=== AVAILABLE DATA ===

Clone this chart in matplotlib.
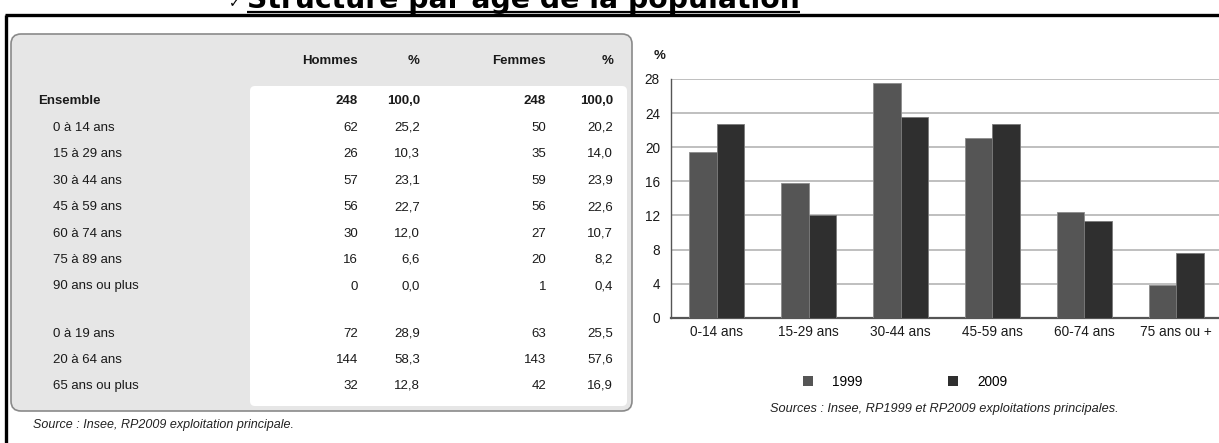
import matplotlib
matplotlib.use("Agg")
import matplotlib.pyplot as plt
import numpy as np
from matplotlib.patches import FancyBboxPatch, Patch

plt.rcParams['font.family'] = ['Liberation Sans', 'DejaVu Sans']

# ---- table data ----
row_labels = ["Ensemble", "0 à 14 ans", "15 à 29 ans", "30 à 44 ans", "45 à 59 ans",
              "60 à 74 ans", "75 à 89 ans", "90 ans ou plus",
              "0 à 19 ans", "20 à 64 ans", "65 ans ou plus"]
hommes = ["248", "62", "26", "57", "56", "30", "16", "0", "72", "144", "32"]
pct_hommes = ["100,0", "25,2", "10,3", "23,1", "22,7", "12,0", "6,6", "0,0", "28,9", "58,3", "12,8"]
femmes = ["248", "50", "35", "59", "56", "27", "20", "1", "63", "143", "42"]
pct_femmes = ["100,0", "20,2", "14,0", "23,9", "22,6", "10,7", "8,2", "0,4", "25,5", "57,6", "16,9"]
col_headers = ["Hommes", "%", "Femmes", "%"]

# ---- bar chart data ----
age_groups = ["0-14 ans", "15-29 ans", "30-44 ans", "45-59 ans", "60-74 ans", "75 ans ou +"]
pop_1999 = [19.4, 15.8, 27.5, 21.1, 12.4, 3.8]
pop_2009 = [22.7, 12.1, 23.5, 22.7, 11.4, 7.6]
y_ticks = [0, 4, 8, 12, 16, 20, 24, 28]

W, H = 1219, 443
fig = plt.figure(figsize=(W / 100, H / 100), dpi=100)
fig.patch.set_facecolor("white")

# overlay axes in pixel units for the page decoration and the table
bg = fig.add_axes([0, 0, 1, 1])
bg.set_xlim(0, W)
bg.set_ylim(H, 0)
bg.axis("off")

# page heading (running off the top edge) and frame lines
bg.text(229, 7, "✓", fontsize=10, fontweight="bold", family="DejaVu Sans",
        ha="left", va="baseline", color="black")
bg.text(247, 8, "Structure par âge de la population", fontsize=20.3, fontweight="bold",
        family="DejaVu Sans", ha="left", va="baseline", color="black")
bg.plot([247, 800], [12, 12], color="black", lw=1.6, solid_capstyle="butt")
bg.plot([5, W], [15, 15], color="black", lw=2.4, solid_capstyle="butt")
bg.plot([6, 6], [15, H], color="black", lw=2.4, solid_capstyle="butt")

# table panel
bg.add_patch(FancyBboxPatch((11, 34), 621, 377, boxstyle="round,pad=0,rounding_size=10",
                            facecolor="#e6e6e6", edgecolor="#8a8a8a", lw=1.2))
bg.add_patch(FancyBboxPatch((250, 86), 377, 320, boxstyle="round,pad=0,rounding_size=5",
                            facecolor="white", edgecolor="none"))

col_right = [358, 420, 546, 613]
header_y = 61
for x, t in zip(col_right, col_headers):
    bg.text(x, header_y, t, fontsize=9.5, fontweight="bold", ha="right", va="center",
            color="#1a1a1a")

row_y = [101, 127.5, 154, 180.5, 207, 233.5, 260, 286.5, 334, 360, 386]
for i, lab in enumerate(row_labels):
    bold = i == 0
    y = row_y[i]
    bg.text(38 if bold else 53, y, lab, fontsize=9.5,
            fontweight="bold" if bold else "normal", ha="left", va="center", color="#1a1a1a")
    for x, vals in zip(col_right, [hommes, pct_hommes, femmes, pct_femmes]):
        bg.text(x, y, vals[i], fontsize=9.5, fontweight="bold" if bold else "normal",
                ha="right", va="center", color="#1a1a1a")

bg.text(33, 425, "Source : Insee, RP2009 exploitation principale.", fontsize=9,
        style="italic", ha="left", va="center", color="#222222")

# ---- bar chart ----
ax_left, ax_right = 671, 1222
ax_top, ax_bottom = 79, 317.7
ax = fig.add_axes([ax_left / W, 1 - ax_bottom / H, (ax_right - ax_left) / W,
                   (ax_bottom - ax_top) / H])
x = np.arange(len(age_groups))
bw = 0.3
ax.bar(x - bw / 2, pop_1999, width=bw, color="#555555", edgecolor="#8c8c8c", lw=0.6,
       zorder=3, label="1999")
ax.bar(x + bw / 2, pop_2009, width=bw, color="#2f2f2f", edgecolor="#7a7a7a", lw=0.6,
       zorder=3, label="2009")
ax.set_xlim(-0.5, 5.5)
ax.set_ylim(0, 28)
ax.set_yticks(y_ticks)
ax.set_xticks(x)
ax.set_xticklabels(age_groups)
ax.yaxis.grid(True, color="#b4b4b4", lw=1.2, zorder=0)
ax.set_axisbelow(True)
for s in ["top", "right"]:
    ax.spines[s].set_visible(False)
ax.spines["left"].set_color("#555555")
ax.spines["left"].set_linewidth(1.0)
ax.spines["bottom"].set_color("#555555")
ax.spines["bottom"].set_linewidth(1.6)
ax.tick_params(axis="both", length=0, labelsize=9.8, labelcolor="#1a1a1a")
ax.tick_params(axis="y", pad=8)
ax.tick_params(axis="x", pad=5)
ax.set_facecolor("white")

bg.text(654, 56, "%", fontsize=9.5, fontweight="bold", ha="left", va="center",
        color="#1a1a1a")

handles = [Patch(facecolor="#555555", edgecolor="none"),
           Patch(facecolor="#2f2f2f", edgecolor="none")]
fig.legend(handles, ["1999", "2009"], loc="center", bbox_to_anchor=(905 / W, 1 - 382 / H),
           ncol=2, frameon=False, fontsize=9.8, handlelength=0.75, handleheight=0.75,
           handletextpad=1.4, columnspacing=6.3)

bg.text(944, 409, "Sources : Insee, RP1999 et RP2009 exploitations principales.",
        fontsize=9.2, style="italic", ha="center", va="center", color="#222222")

fig.savefig("out.png", dpi=100)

===

■ REQUIREMENTS ■
Scan the listing above for the word "chart" and copy every line that holds it.

■ REPLY TO THE TASK ■
Clone this chart in matplotlib.
# ---- bar chart data ----
# ---- bar chart ----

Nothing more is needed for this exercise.